Dreyfus also produced some testimony to support the possibility that ignition was supplied by defective bearings under the belts or by friction between moving buckets and stationary housings because of misalignment of the buckets. This testimony concerned isolated instances remote in time to the explosion and it was countered with Continental’s evidence that the belts, bearings, buckets, and other components of this vast, complex system were constantly being monitored and maintained. From our review of this voluminous record we are not at all persuaded that the trial court erred in concluding that Dreyfus’ evidence did not support an inference of negligence on the part of Continental that sparked the explosion.
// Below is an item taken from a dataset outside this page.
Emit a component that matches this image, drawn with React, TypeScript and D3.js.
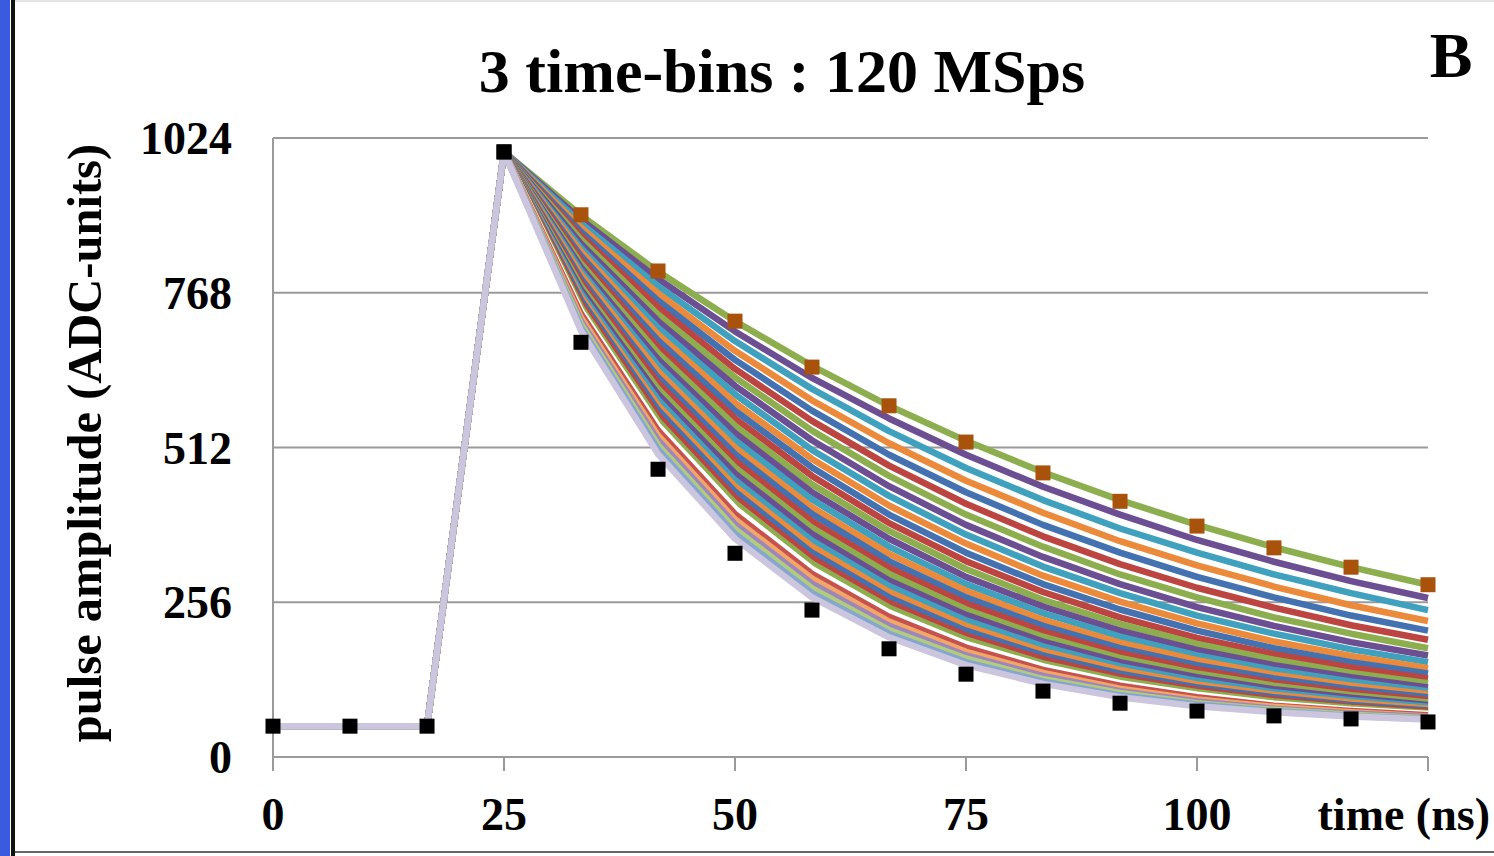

Finally, Dreyfus sought to prove that the interventing between silos constituted a substandard design and allowed the explosion to spread throughout the facility instead of being confined to a single silo. Continental effectively countered with evidence that the interventing design was acceptable under the construction standards in effect when the facility was constructed and that the explosion would have spread even without the vents.

*681In large measure the outcome of this case depended upon the testimony of the conflicting experts, Weaver for Dreyfus and Spencer for Continental. Spencer’s qualifications were impressive and his testimony was highly persuasive. While we recognize that he was a Continental executive who could be considered biased, this is a credibility and weight factor for the trial court to consider. The trial court was apparently impressed by his testimony as are we. His testimony established that an explosion is universally regarded as a known hazard in a grain elevator, that the West-wego elevator was equipped with the finest and most modern safeguards, and that its management took every precaution to guard against an explosion and to train its employees to do so. Furthermore, the evidence established that such an explosion can occur despite the exercise of reasonable diligence. Spencer implied this, and even Weaver admitted that the possibility of an explosion in a grain elevator cannot be eliminated, only minimized.

It was Dreyfus’ burden to prove that Continental could have avoided the explosion by the exercise of reasonable diligence. Having failed to carry this burden, its case was correctly dismissed by the trial court.

AFFIRMED.

PLOTKIN, J., concurs with the result.

. Joining as parties plaintiff are a number of subrogated insurance underwriters who paid Dreyfus the major portion of its claim pursuant to policies of business interruption insurance.